On Wed, 2011-09-14 at 17:04 -0300, Glauber Costa wrote:Hey Peter,[[ For those getting this twice: I sent it previously to containers
ml, but I guess it was out. Sending now to a broader audience anyway ]]
Hi,
This patchset is a simple initial proposal for a per-cgroup/container
display of /proc/stat. The display method is based on Daniel's idea of
exposing a file that can be bind mounted (Daniel, is that more or less
what you had in mind?)
To grab the stats themselves, I am (ab)using cpuacct cgroup. percpu counters
are dropped in favor of normal percpu pointers, so we can easily track
per-cpu quantities.
In case you guys like this idea, my TODO list would include the removal
of the show stat code in fs/proc/stat.c altogether, and the displaying
of some fields I haven't touched yet.
Also, to demonstrate one of the potential ideas for such method, I
implemented a feature comonly found in hypervisors - steal time - on top
of it. I arguee that containers can/should also display steal time when
available. Turns out that due to the fact that we run on the same kernel,
steal time is quite easy to implement once we have per-container tick
accounting in place.
Please let me know what you guys think
Glauber Costa (9):
Remove parent field in cpuacct cgroup
Make cpuacct fields per cpu variables
Include nice values in cpuacct
Include irq and softirq fields in cpuacct
Include guest fields in cpuacct
Include idle and iowait fields in cpuacct
Create cpuacct.proc.stat file
per-cgroup boot time
Report steal time for cgroup
kernel/sched.c | 265 +++++++++++++++++++++++++++++++++++++++++++++++++-------
1 files changed, 234 insertions(+), 31 deletions(-)

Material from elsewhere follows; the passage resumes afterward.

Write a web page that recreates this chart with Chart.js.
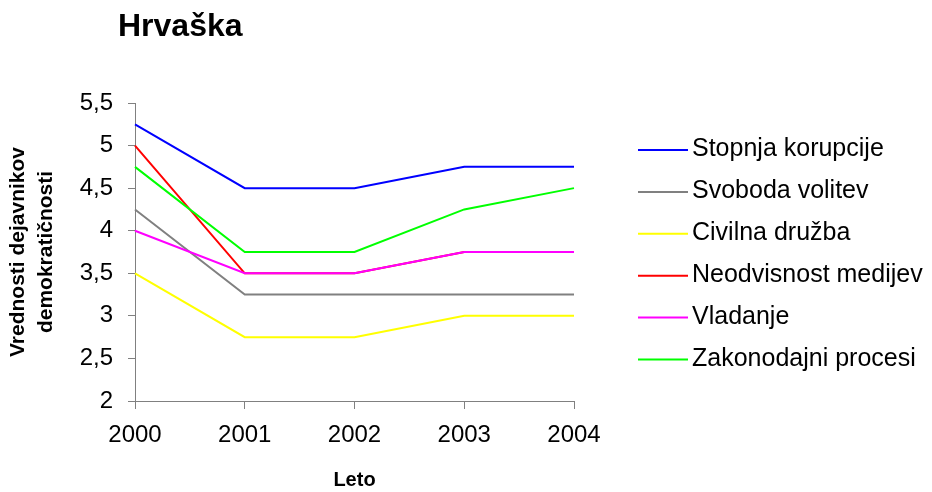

I hate it already.. it just smells of more senseless accounting
overhead.
Guys we should seriously trim back a lot of that code, not grow ever
more and more. The sad fact is that if you build a kernel with
cpu-cgroup support the context switch cost is more than double that of a
kernel without, and then you haven't even started creating cgroups yet.
Also, how doesn't all this duplicate part of cpuacct-cgroup?
/me won't actually look at the patches for a little while longer.